WORK INSTRUCTIONS —
Quote the whole listing exactly. Leave the pictures out of your copy.

=====

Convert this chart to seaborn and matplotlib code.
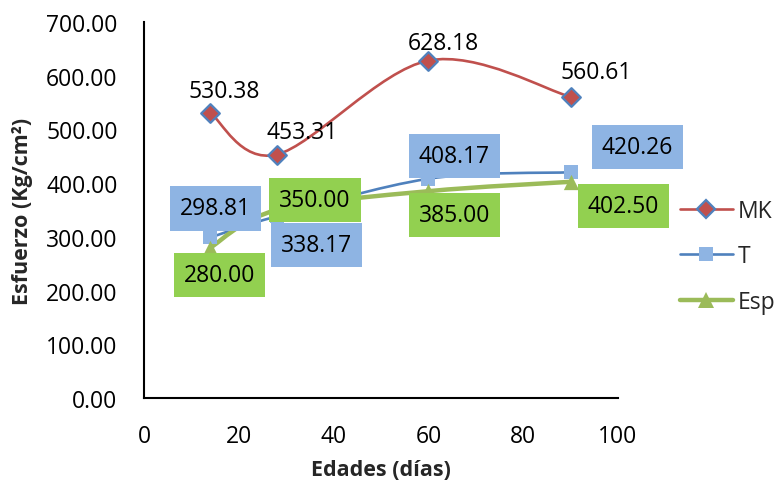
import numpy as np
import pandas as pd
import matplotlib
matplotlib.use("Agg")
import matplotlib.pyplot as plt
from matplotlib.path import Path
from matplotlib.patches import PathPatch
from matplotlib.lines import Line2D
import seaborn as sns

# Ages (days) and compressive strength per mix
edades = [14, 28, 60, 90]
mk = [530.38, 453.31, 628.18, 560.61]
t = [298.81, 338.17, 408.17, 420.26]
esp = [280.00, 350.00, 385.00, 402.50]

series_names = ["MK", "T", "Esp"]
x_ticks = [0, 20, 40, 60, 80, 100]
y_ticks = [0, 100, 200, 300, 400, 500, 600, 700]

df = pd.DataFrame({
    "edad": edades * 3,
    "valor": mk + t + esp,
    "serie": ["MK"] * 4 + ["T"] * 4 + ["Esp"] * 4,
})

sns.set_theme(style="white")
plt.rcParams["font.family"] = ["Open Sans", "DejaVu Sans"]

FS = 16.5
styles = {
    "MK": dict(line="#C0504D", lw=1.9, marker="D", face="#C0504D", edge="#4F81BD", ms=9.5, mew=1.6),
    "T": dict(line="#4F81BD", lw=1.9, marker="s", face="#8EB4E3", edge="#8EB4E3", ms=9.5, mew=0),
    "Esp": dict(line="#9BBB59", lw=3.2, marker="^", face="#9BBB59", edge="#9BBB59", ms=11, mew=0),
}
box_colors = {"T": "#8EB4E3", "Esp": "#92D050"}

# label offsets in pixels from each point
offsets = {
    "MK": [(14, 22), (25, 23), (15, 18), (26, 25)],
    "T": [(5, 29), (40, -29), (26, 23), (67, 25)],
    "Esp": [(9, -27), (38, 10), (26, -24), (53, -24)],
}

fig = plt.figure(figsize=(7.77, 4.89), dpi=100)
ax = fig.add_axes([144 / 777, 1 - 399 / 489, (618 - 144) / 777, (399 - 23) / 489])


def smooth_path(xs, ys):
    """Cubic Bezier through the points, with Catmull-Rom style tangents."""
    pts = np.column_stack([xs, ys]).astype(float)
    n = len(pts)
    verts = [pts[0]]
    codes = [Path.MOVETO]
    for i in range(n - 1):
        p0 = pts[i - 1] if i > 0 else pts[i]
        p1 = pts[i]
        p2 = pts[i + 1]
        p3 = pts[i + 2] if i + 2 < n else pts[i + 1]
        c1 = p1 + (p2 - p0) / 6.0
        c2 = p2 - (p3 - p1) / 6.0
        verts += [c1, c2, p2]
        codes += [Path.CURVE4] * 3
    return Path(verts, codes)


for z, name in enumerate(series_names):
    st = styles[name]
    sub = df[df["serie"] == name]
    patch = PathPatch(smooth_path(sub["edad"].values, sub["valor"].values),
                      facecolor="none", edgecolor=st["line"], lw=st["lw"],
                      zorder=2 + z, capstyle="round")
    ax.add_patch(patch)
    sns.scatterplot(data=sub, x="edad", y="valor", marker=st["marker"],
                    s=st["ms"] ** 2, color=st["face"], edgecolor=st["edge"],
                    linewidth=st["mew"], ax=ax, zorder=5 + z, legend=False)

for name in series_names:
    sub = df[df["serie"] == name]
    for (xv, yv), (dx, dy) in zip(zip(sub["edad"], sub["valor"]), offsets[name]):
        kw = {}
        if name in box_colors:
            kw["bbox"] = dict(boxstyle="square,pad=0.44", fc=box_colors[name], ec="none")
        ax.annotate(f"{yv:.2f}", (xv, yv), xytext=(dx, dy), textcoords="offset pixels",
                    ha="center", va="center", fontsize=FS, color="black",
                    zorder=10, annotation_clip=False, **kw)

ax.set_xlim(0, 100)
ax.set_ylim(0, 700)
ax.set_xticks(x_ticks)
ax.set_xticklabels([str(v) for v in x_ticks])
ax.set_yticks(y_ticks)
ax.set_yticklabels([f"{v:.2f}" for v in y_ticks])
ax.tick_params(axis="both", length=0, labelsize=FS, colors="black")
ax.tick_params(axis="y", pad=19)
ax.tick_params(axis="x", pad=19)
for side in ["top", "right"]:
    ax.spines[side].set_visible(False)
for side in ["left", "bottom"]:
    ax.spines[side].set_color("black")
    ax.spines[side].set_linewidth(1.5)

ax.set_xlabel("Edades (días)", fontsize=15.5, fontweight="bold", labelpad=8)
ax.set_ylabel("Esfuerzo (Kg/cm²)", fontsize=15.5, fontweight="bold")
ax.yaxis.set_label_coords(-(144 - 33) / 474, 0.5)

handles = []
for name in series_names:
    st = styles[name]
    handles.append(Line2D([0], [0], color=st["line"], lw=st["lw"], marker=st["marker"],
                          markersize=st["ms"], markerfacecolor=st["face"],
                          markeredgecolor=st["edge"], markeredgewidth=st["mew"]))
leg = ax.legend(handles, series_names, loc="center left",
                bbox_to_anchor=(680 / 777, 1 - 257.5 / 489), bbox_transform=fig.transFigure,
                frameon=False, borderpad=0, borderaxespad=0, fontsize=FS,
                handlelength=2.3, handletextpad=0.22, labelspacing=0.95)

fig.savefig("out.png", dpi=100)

=====

FULL SOLUTION —
Convert this chart to seaborn and matplotlib code.
import numpy as np
import pandas as pd
import matplotlib
matplotlib.use("Agg")
import matplotlib.pyplot as plt
from matplotlib.path import Path
from matplotlib.patches import PathPatch
from matplotlib.lines import Line2D
import seaborn as sns

# Ages (days) and compressive strength per mix
edades = [14, 28, 60, 90]
mk = [530.38, 453.31, 628.18, 560.61]
t = [298.81, 338.17, 408.17, 420.26]
esp = [280.00, 350.00, 385.00, 402.50]

series_names = ["MK", "T", "Esp"]
x_ticks = [0, 20, 40, 60, 80, 100]
y_ticks = [0, 100, 200, 300, 400, 500, 600, 700]

df = pd.DataFrame({
    "edad": edades * 3,
    "valor": mk + t + esp,
    "serie": ["MK"] * 4 + ["T"] * 4 + ["Esp"] * 4,
})

sns.set_theme(style="white")
plt.rcParams["font.family"] = ["Open Sans", "DejaVu Sans"]

FS = 16.5
styles = {
    "MK": dict(line="#C0504D", lw=1.9, marker="D", face="#C0504D", edge="#4F81BD", ms=9.5, mew=1.6),
    "T": dict(line="#4F81BD", lw=1.9, marker="s", face="#8EB4E3", edge="#8EB4E3", ms=9.5, mew=0),
    "Esp": dict(line="#9BBB59", lw=3.2, marker="^", face="#9BBB59", edge="#9BBB59", ms=11, mew=0),
}
box_colors = {"T": "#8EB4E3", "Esp": "#92D050"}

# label offsets in pixels from each point
offsets = {
    "MK": [(14, 22), (25, 23), (15, 18), (26, 25)],
    "T": [(5, 29), (40, -29), (26, 23), (67, 25)],
    "Esp": [(9, -27), (38, 10), (26, -24), (53, -24)],
}

fig = plt.figure(figsize=(7.77, 4.89), dpi=100)
ax = fig.add_axes([144 / 777, 1 - 399 / 489, (618 - 144) / 777, (399 - 23) / 489])


def smooth_path(xs, ys):
    """Cubic Bezier through the points, with Catmull-Rom style tangents."""
    pts = np.column_stack([xs, ys]).astype(float)
    n = len(pts)
    verts = [pts[0]]
    codes = [Path.MOVETO]
    for i in range(n - 1):
        p0 = pts[i - 1] if i > 0 else pts[i]
        p1 = pts[i]
        p2 = pts[i + 1]
        p3 = pts[i + 2] if i + 2 < n else pts[i + 1]
        c1 = p1 + (p2 - p0) / 6.0
        c2 = p2 - (p3 - p1) / 6.0
        verts += [c1, c2, p2]
        codes += [Path.CURVE4] * 3
    return Path(verts, codes)


for z, name in enumerate(series_names):
    st = styles[name]
    sub = df[df["serie"] == name]
    patch = PathPatch(smooth_path(sub["edad"].values, sub["valor"].values),
                      facecolor="none", edgecolor=st["line"], lw=st["lw"],
                      zorder=2 + z, capstyle="round")
    ax.add_patch(patch)
    sns.scatterplot(data=sub, x="edad", y="valor", marker=st["marker"],
                    s=st["ms"] ** 2, color=st["face"], edgecolor=st["edge"],
                    linewidth=st["mew"], ax=ax, zorder=5 + z, legend=False)

for name in series_names:
    sub = df[df["serie"] == name]
    for (xv, yv), (dx, dy) in zip(zip(sub["edad"], sub["valor"]), offsets[name]):
        kw = {}
        if name in box_colors:
            kw["bbox"] = dict(boxstyle="square,pad=0.44", fc=box_colors[name], ec="none")
        ax.annotate(f"{yv:.2f}", (xv, yv), xytext=(dx, dy), textcoords="offset pixels",
                    ha="center", va="center", fontsize=FS, color="black",
                    zorder=10, annotation_clip=False, **kw)

ax.set_xlim(0, 100)
ax.set_ylim(0, 700)
ax.set_xticks(x_ticks)
ax.set_xticklabels([str(v) for v in x_ticks])
ax.set_yticks(y_ticks)
ax.set_yticklabels([f"{v:.2f}" for v in y_ticks])
ax.tick_params(axis="both", length=0, labelsize=FS, colors="black")
ax.tick_params(axis="y", pad=19)
ax.tick_params(axis="x", pad=19)
for side in ["top", "right"]:
    ax.spines[side].set_visible(False)
for side in ["left", "bottom"]:
    ax.spines[side].set_color("black")
    ax.spines[side].set_linewidth(1.5)

ax.set_xlabel("Edades (días)", fontsize=15.5, fontweight="bold", labelpad=8)
ax.set_ylabel("Esfuerzo (Kg/cm²)", fontsize=15.5, fontweight="bold")
ax.yaxis.set_label_coords(-(144 - 33) / 474, 0.5)

handles = []
for name in series_names:
    st = styles[name]
    handles.append(Line2D([0], [0], color=st["line"], lw=st["lw"], marker=st["marker"],
                          markersize=st["ms"], markerfacecolor=st["face"],
                          markeredgecolor=st["edge"], markeredgewidth=st["mew"]))
leg = ax.legend(handles, series_names, loc="center left",
                bbox_to_anchor=(680 / 777, 1 - 257.5 / 489), bbox_transform=fig.transFigure,
                frameon=False, borderpad=0, borderaxespad=0, fontsize=FS,
                handlelength=2.3, handletextpad=0.22, labelspacing=0.95)

fig.savefig("out.png", dpi=100)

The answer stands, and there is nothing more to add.